What to do: Make an exact copy of each entry, leaving out every picture.

Dataset:
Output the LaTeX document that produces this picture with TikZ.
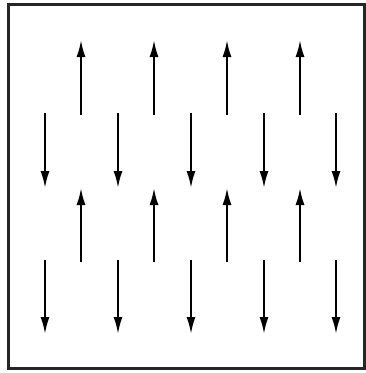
\documentclass[tikz,border=0pt]{standalone}
\usetikzlibrary{arrows.meta}
\begin{document}
\begin{tikzpicture}[x=1pt,y=-1pt,
  vec/.style={line width=2pt,-{Latex[length=17pt,width=9pt]}},
  frame/.style={line width=3pt,draw=black!85}]
\useasboundingbox (0,0) rectangle (366,373);
\draw[frame] (8,4) rectangle (364,368);
% row 1: up
\foreach \i/\x in {1/81,2/154,3/227,4/300}{
  \coordinate (ua\i) at (\x,115);
  \coordinate (ub\i) at (\x,40);
  \draw[vec] (ua\i) -- (ub\i);
}
% row 2: down
\foreach \i/\x in {1/45,2/118,3/191,4/264,5/336}{
  \coordinate (da\i) at (\x,113);
  \coordinate (db\i) at (\x,188);
  \draw[vec] (da\i) -- (db\i);
}
% row 3: up
\foreach \i/\x in {1/81,2/154,3/227,4/300}{
  \coordinate (uc\i) at (\x,262);
  \coordinate (ud\i) at (\x,188);
  \draw[vec] (uc\i) -- (ud\i);
}
% row 4: down
\foreach \i/\x in {1/45,2/118,3/191,4/264,5/336}{
  \coordinate (dc\i) at (\x,260);
  \coordinate (dd\i) at (\x,334);
  \draw[vec] (dc\i) -- (dd\i);
}
\end{tikzpicture}
\end{document}
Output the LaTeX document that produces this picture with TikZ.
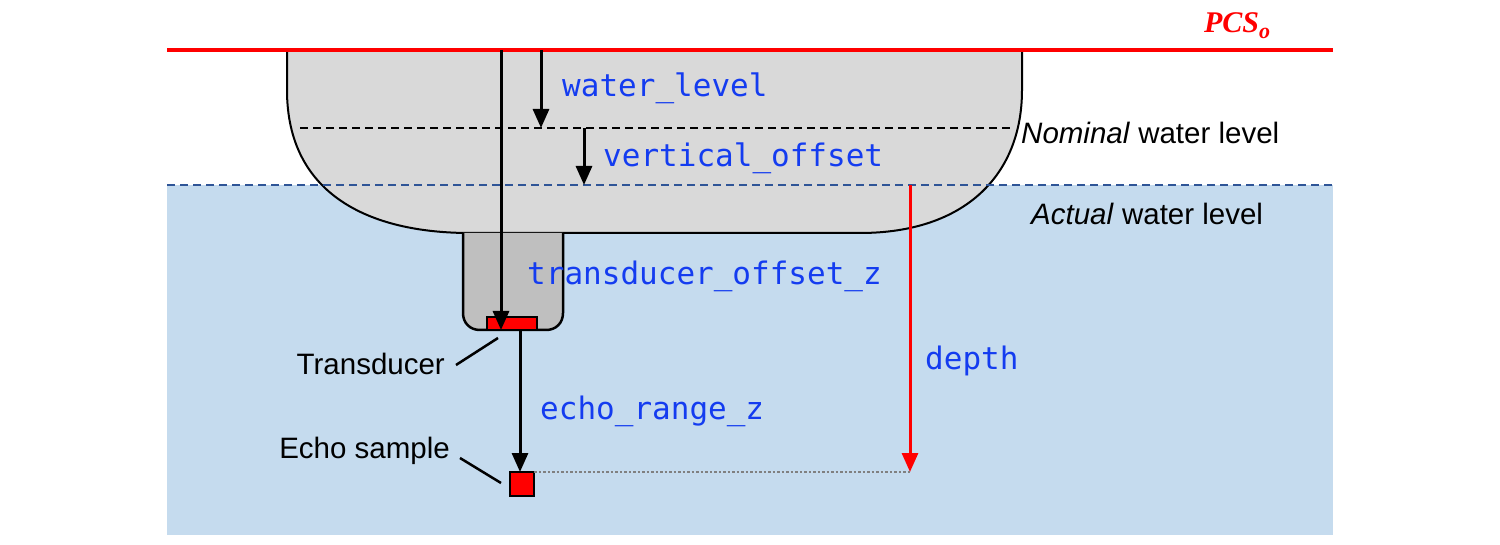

Result:
Output the LaTeX document that produces this picture with TikZ.
\documentclass[tikz,border=0pt]{standalone}
\usetikzlibrary{arrows.meta}
\begin{document}
\begin{tikzpicture}[x=1pt,y=-1pt,
  vec/.style={line width=2pt,-{Latex[length=17pt,width=9pt]}},
  frame/.style={line width=3pt,draw=black!85}]
\useasboundingbox (0,0) rectangle (366,373);
\draw[frame] (8,4) rectangle (364,368);
% row 1: up
\foreach \i/\x in {1/81,2/154,3/227,4/300}{
  \coordinate (ua\i) at (\x,115);
  \coordinate (ub\i) at (\x,40);
  \draw[vec] (ua\i) -- (ub\i);
}
% row 2: down
\foreach \i/\x in {1/45,2/118,3/191,4/264,5/336}{
  \coordinate (da\i) at (\x,113);
  \coordinate (db\i) at (\x,188);
  \draw[vec] (da\i) -- (db\i);
}
% row 3: up
\foreach \i/\x in {1/81,2/154,3/227,4/300}{
  \coordinate (uc\i) at (\x,262);
  \coordinate (ud\i) at (\x,188);
  \draw[vec] (uc\i) -- (ud\i);
}
% row 4: down
\foreach \i/\x in {1/45,2/118,3/191,4/264,5/336}{
  \coordinate (dc\i) at (\x,260);
  \coordinate (dd\i) at (\x,334);
  \draw[vec] (dc\i) -- (dd\i);
}
\end{tikzpicture}
\end{document}
Output the LaTeX document that produces this picture with TikZ.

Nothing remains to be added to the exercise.